In [1]:
import pandas as pd
import re
import numpy as np
import feather
import string
import os

dataset = input()
path = os.getcwd() + '/Datasets/'+dataset+'/'

banking


In [2]:
#df = pd.read_feather('Datasets/#fintech.csv')
df = pd.read_feather(path+dataset+'.ftr')
df.shape

(989984, 15)

In [3]:
if dataset == 'banking':
    df_old = pd.read_feather(path+dataset+'15-18.ftr')
    df = df.append(df_old, ignore_index = True)
    df_old = pd.read_feather(path+dataset+'13-14.ftr')
    df = df.append(df_old, ignore_index = True)
    df_old = pd.read_feather(path+dataset+'09-12.ftr')
    df = df.append(df_old, ignore_index = True)
df.shape

(2492606, 15)

# Data Cleaning

## Filter and Clean the Dataframe

In [4]:
#Next, mostly to get rid of bots and cryptocurrency warriors, 
#we are going to remove tweets that have the sum of likes and retweets less than 5:
df['sum_pubmetrics'] = df['public_metrics.retweet_count'] + df['public_metrics.like_count']
df = df[df['public_metrics.followers_count']>=100]
df.shape

(2286093, 16)

In [5]:
#Reset the index to start from 0 and drop the previous index columns
df = df.reset_index().drop(columns=['index'])
#df = df.reset_index().drop(columns=['index','Unnamed: 0'])

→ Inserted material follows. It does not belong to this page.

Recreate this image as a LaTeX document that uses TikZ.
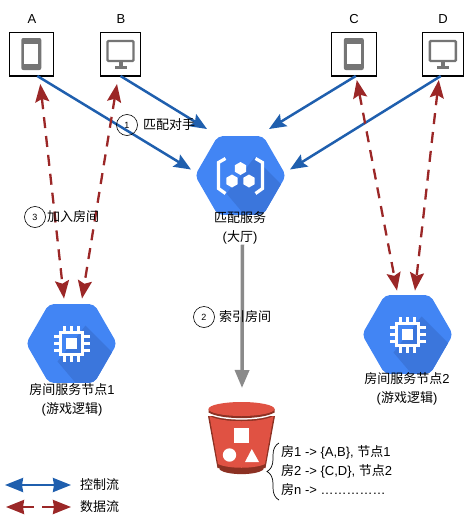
\documentclass[tikz,border=0pt]{standalone}
\usepackage{fontspec}
\setmainfont{Liberation Sans}
\newfontfamily\cjk{Noto Sans CJK SC}
\usetikzlibrary{arrows.meta,shapes.geometric,decorations.pathreplacing}
\definecolor{ctrlblue}{HTML}{1F5FAE}
\definecolor{datared}{HTML}{9B2727}
\definecolor{iconblue}{HTML}{4285F4}
\definecolor{iconshade}{HTML}{3B76DC}
\definecolor{icongray}{HTML}{757575}
\definecolor{indexgray}{HTML}{8A8A8A}
\definecolor{bucketred}{HTML}{E05243}
\definecolor{bucketdark}{HTML}{8C3123}
\tikzset{
  devbox/.style={draw=black, line width=0.8pt, fill=white, minimum height=44pt, inner sep=0pt, outer sep=0pt},
  hexbox/.style={regular polygon, regular polygon sides=6, minimum size=91pt, inner sep=0pt, outer sep=0pt,
    fill=iconblue, rounded corners=5pt,
    path picture={\begin{scope}[shift={(path picture bounding box.center)}, sharp corners]
      \fill[iconshade] (14,-18) -- (66,34) -- (30,70) -- (-14,18) -- cycle;
    \end{scope}}},
  ctrlflow/.style={ctrlblue, line width=2.5pt, -{Stealth[length=17pt,width=14pt,inset=3pt]}},
  dataflow/.style={datared, line width=2.3pt, dash pattern=on 11pt off 8pt, {Stealth[length=18pt,width=14pt,inset=3pt]}-{Stealth[length=18pt,width=14pt,inset=3pt]}},
  lbl/.style={font=\fontsize{13pt}{15pt}\selectfont, inner sep=0pt, align=center},
  stepmark/.style={draw=black, circle, line width=0.6pt, minimum size=21pt, inner sep=0pt, font=\fontsize{9pt}{11pt}\selectfont},
  phoneicon/.pic={
    \fill[icongray, rounded corners=2pt] (-10,-16) rectangle (10,16);
    \fill[white] (-7,-10.5) rectangle (7,10);
  },
  monitoricon/.pic={
    \draw[icongray, line width=2.4pt, rounded corners=1pt] (-13,-13) rectangle (13,7);
    \fill[icongray] (-2,8) rectangle (2,12);
    \fill[icongray] (-6,12) rectangle (6,14.5);
  },
  chipicon/.pic={
    \draw[white, line width=2.4pt] (-11,-11) rectangle (11,11);
    \fill[white] (-5.5,-5.5) rectangle (5.5,5.5);
    \foreach \p in {-7,0,7} {
      \draw[white, line width=2.2pt] (\p,-12) -- (\p,-18) (\p,12) -- (\p,18);
      \draw[white, line width=2.2pt] (-12,\p) -- (-18,\p) (12,\p) -- (18,\p);
    }
  },
  huxicon/.pic={
    \draw[white, line width=3.2pt] (-15,-17) -- (-22,-13) -- (-22,13) -- (-15,18);
    \draw[white, line width=3.2pt] (15,-17) -- (22,-13) -- (22,13) -- (15,18);
    \node[regular polygon, regular polygon sides=6, shape border rotate=30, fill=white, minimum size=13pt, inner sep=0pt] at (0,-7) {};
    \node[regular polygon, regular polygon sides=6, shape border rotate=30, fill=white, minimum size=13pt, inner sep=0pt] at (-8.5,5.5) {};
    \node[regular polygon, regular polygon sides=6, shape border rotate=30, fill=white, minimum size=13pt, inner sep=0pt] at (8.5,5.5) {};
  }
}
\begin{document}
\begin{tikzpicture}[x=1pt, y=-1pt]
  \useasboundingbox (0,0) rectangle (464,525);

  % devices
  \node[devbox, minimum width=44pt] (boxA) at (31.3,54) {};
  \node[devbox, minimum width=40pt] (boxB) at (120.5,54) {};
  \node[devbox, minimum width=45pt] (boxC) at (353.8,54) {};
  \node[devbox, minimum width=41pt] (boxD) at (442.8,54) {};
  \foreach \b in {boxA,boxB,boxC,boxD}
    \draw[black, line width=1.5pt] (\b.south west) -- (\b.south east);
  \pic at (boxA) {phoneicon};
  \pic at (boxB) {monitoricon};
  \pic at (boxC) {phoneicon};
  \pic at (boxD) {monitoricon};
  \node[lbl] (nameA) at (32,19) {A};
  \node[lbl] (nameB) at (121,19) {B};
  \node[lbl] (nameC) at (354,19) {C};
  \node[lbl] (nameD) at (443,19) {D};

  % services
  \node[hexbox] (hub) at (240.5,175.5) {};
  \node[hexbox] (room1) at (71.5,343.5) {};
  \node[hexbox] (room2) at (407.5,334.5) {};
  \pic at (hub) {huxicon};
  \pic at (room1) {chipicon};
  \pic at (room2) {chipicon};
  \node[lbl] (hubname) at (240,228) {{\cjk 匹配服务}\\[4pt]({\cjk 大厅})};
  \node[lbl] (room1name) at (72,400) {{\cjk 房间服务节点}1\\[3.5pt]({\cjk 游戏逻辑})};
  \node[lbl] (room2name) at (407,389) {{\cjk 房间服务节点}2\\[3.5pt]({\cjk 游戏逻辑})};

  % bucket
  \fill[bucketdark] (217,462) -- (220,470) .. controls (228,475.5) and (255,475.5) .. (263,470) -- (266,462) -- cycle;
  \fill[bucketdark] (208,416) -- (217.5,468) -- (265.5,468) -- (275,416) -- cycle;
  \fill[bucketred] (209.5,416) .. controls (222,423) and (261,423) .. (273.5,416) -- (265,464) .. controls (255,469) and (228,469) .. (218,464) -- cycle;
  \fill[white] (208.5,414) .. controls (221,421.5) and (262,421.5) .. (274.5,414) -- (274.5,412) -- (208.5,412) -- cycle;
  \fill[bucketdark] (208.5,409) -- (208.5,412.5) .. controls (221,420) and (262,420) .. (274.5,412.5) -- (274.5,409) -- cycle;
  \fill[bucketred] (241.5,409) ellipse[x radius=33, y radius=7];
  \fill[white] (234,428) rectangle (248.5,443);
  \fill[white] (229.5,455) circle[radius=6.7];
  \fill[white] (245,462) -- (251.8,449) -- (259,462) -- cycle;
  \draw[black, line width=0.7pt, decorate, decoration={brace, amplitude=12pt}] (279,500) -- (279,443);
  \coordinate (bucket) at (242,388);
  \node[lbl, anchor=west] (row1) at (281,452) {{\cjk 房}1 -> \{A,B\}, {\cjk 节点}1};
  \node[lbl, anchor=west] (row2) at (281,471) {{\cjk 房}2 -> \{C,D\}, {\cjk 节点}2};
  \node[lbl, anchor=west] (row3) at (281,490) {{\cjk 房}n -> \ldots\ldots\ldots\ldots\ldots};

  % control flow
  \draw[ctrlflow] ([xshift=6pt]boxA.south) -- ([xshift=-49.5pt,yshift=6pt]hub.center);
  \draw[ctrlflow] (boxB.south) -- ([xshift=-33.5pt,yshift=46.5pt]hub.center);
  \draw[ctrlflow] ([xshift=2pt]boxC.south) -- ([xshift=28.5pt,yshift=46.5pt]hub.center);
  \draw[ctrlflow] ([xshift=-2pt]boxD.south) -- ([xshift=49.5pt,yshift=6pt]hub.center);

  % data flow
  \draw[dataflow] ([xshift=9pt,yshift=-8pt]boxA.south) -- ([xshift=-7.5pt,yshift=5.5pt]room1.north);
  \draw[dataflow] ([xshift=-3.5pt,yshift=-8pt]boxB.south) -- ([xshift=10.5pt,yshift=5.5pt]room1.north);
  \draw[dataflow] ([xshift=3pt,yshift=-4pt]boxC.south) -- ([xshift=-10.5pt,yshift=4.5pt]room2.north);
  \draw[dataflow] ([xshift=-4pt,yshift=-4pt]boxD.south) -- ([xshift=7.5pt,yshift=4.5pt]room2.north);

  % index
  \draw[indexgray, line width=3.5pt, -{Stealth[length=18pt,width=14pt,inset=0pt]}] ([xshift=2.5pt]hubname.south) -- (bucket);

  % step labels
  \node[stepmark] (step1) at (127,125) {1};
  \node[lbl, anchor=west] (step1name) at (143,125) {\cjk 匹配对手};
  \node[stepmark] (step3) at (35,217) {3};
  \node[lbl, anchor=west] (step3name) at (47,217) {\cjk 加入房间};
  \node[stepmark] (step2) at (204,317) {2};
  \node[lbl, anchor=west] (step2name) at (219,317) {\cjk 索引房间};

  % legend
  \coordinate (ctrlL) at (5,485);
  \coordinate (ctrlR) at (71,485);
  \coordinate (dataL) at (6,507);
  \coordinate (dataR) at (71,507);
  \draw[ctrlblue, line width=2.5pt, {Stealth[length=18pt,width=14pt,inset=1pt]}-{Stealth[length=18pt,width=14pt,inset=1pt]}] (ctrlL) -- (ctrlR);
  \draw[datared, line width=2.5pt, dash pattern=on 12pt off 8pt on 30pt off 30pt, {Stealth[length=18pt,width=14pt,inset=1pt]}-{Stealth[length=18pt,width=14pt,inset=1pt]}] (dataL) -- (dataR);
  \node[lbl, anchor=west] (ctrlname) at (80,485) {\cjk 控制流};
  \node[lbl, anchor=west] (dataname) at (80,507) {\cjk 数据流};
\end{tikzpicture}
\end{document}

#Keep only the useful columns!
df = df.drop(columns = ['public_metrics.reply_count',
                        'public_metrics.quote_count',
                        'public_metrics.listed_count'])

In [6]:
# For banking create a dummy variable that shows whether the tweet contains the word/hashtag fintech
if dataset == 'banking':
    df['fintech'] = df.text.str.contains('fintech', case = False)

In [None]:
#df.to_feather(path+dataset+'_full.ftr')
#df.to_csv(path+dataset+'_full.csv')

### Clean the tweets

In [8]:
def clean_text_round1(text):
    """Initial cleaning I make to the dataset"""
    text = re.sub(r'@[A-Za-z0-9]+','',text) #Removes @mentions
    text = re.sub(r'#','',text) #Removes the '#' symbol
    text = re.sub(r'RT[\s]+', '', text) #Removing RT
    text = re.sub(r'&amp;','',text) #Removes &amp
    text = re.sub(r'https?:\/\/\S+','',text) #Remove the hyper link
    text = re.sub(r'\n','',text) #remove the new line symbol
    text = re.sub(r'\t','',text) #remove the tab symbol
    #Removes the punctuation:
    text = re.sub('[%s]' % re.escape(string.punctuation), '', text)
    text = re.sub('\w*\d\w*', '', text) #remove words containing numbers
    text = re.sub(r"[^a-zA-Z0-9]+", " ", text) #Removes special characters except space
    text = re.sub(' +', ' ', text).strip() #Removes trailing white spaces
    text = text.lower() # lowers the text

    return text

In [9]:
df['text'] = df['text'].apply(clean_text_round1)

Second round will try to correct typos, but not perfectly. I can remove words such as aaaaaaaand, aaaaaand, finnnntteeeechhh. 

In [10]:
def clean_text_round2(text):
    pattern = re.compile(r"(.)\1{2,}")
    text = pattern.sub(r"\1\1", text)
    return text

In [11]:
df['text'] = df['text'].apply(clean_text_round2)

In [12]:
df.to_feather(path+dataset+'_clean.ftr')

In [13]:
df.to_csv(path+dataset+'_clean.csv')

In [14]:
df = pd.read_feather(path+dataset+'_clean.ftr')

## Organize the Data

### Corpus

For corpus I will group by years and make separate corpuses/columns for different years.

In [15]:
# Set the index to be the date the tweet was created
df = df.set_index('tweet_created_at')
# Group the tweets by year and merge the tweets by separating them by space:
df = df.text.groupby(pd.Grouper(freq='Y')).apply(' '.join)
# Rename the index to year ending in:
df = df.rename_axis('year_ending_in')
# Save it as a corpus:
#df.to_frame().reset_index().to_feather('Datasets/#'+dataset+'_corpus.ftr')
df.to_pickle(path+dataset+'_corpus.pkl')

### Document-Term Matrix

In [16]:
from sklearn.feature_extraction.text import CountVectorizer

In [17]:
cv = CountVectorizer(stop_words='english')
data_cv = cv.fit_transform(df)

In [18]:
# Create a pandas dataframe: columns are the words appearing in the tweets,
# rows are showing the frequency of these words
data_dtm = pd.DataFrame(data_cv.toarray(), columns=cv.get_feature_names())
# Set the index to be dates:
data_dtm.index = df.index

print('The shape of the document-term matrix is:')
print(data_dtm.shape)

The shape of the document-term matrix is:
(4, 671255)


In [19]:
# Save the dtm:
data_dtm.transpose().to_pickle(path+dataset+'_dtm.pkl')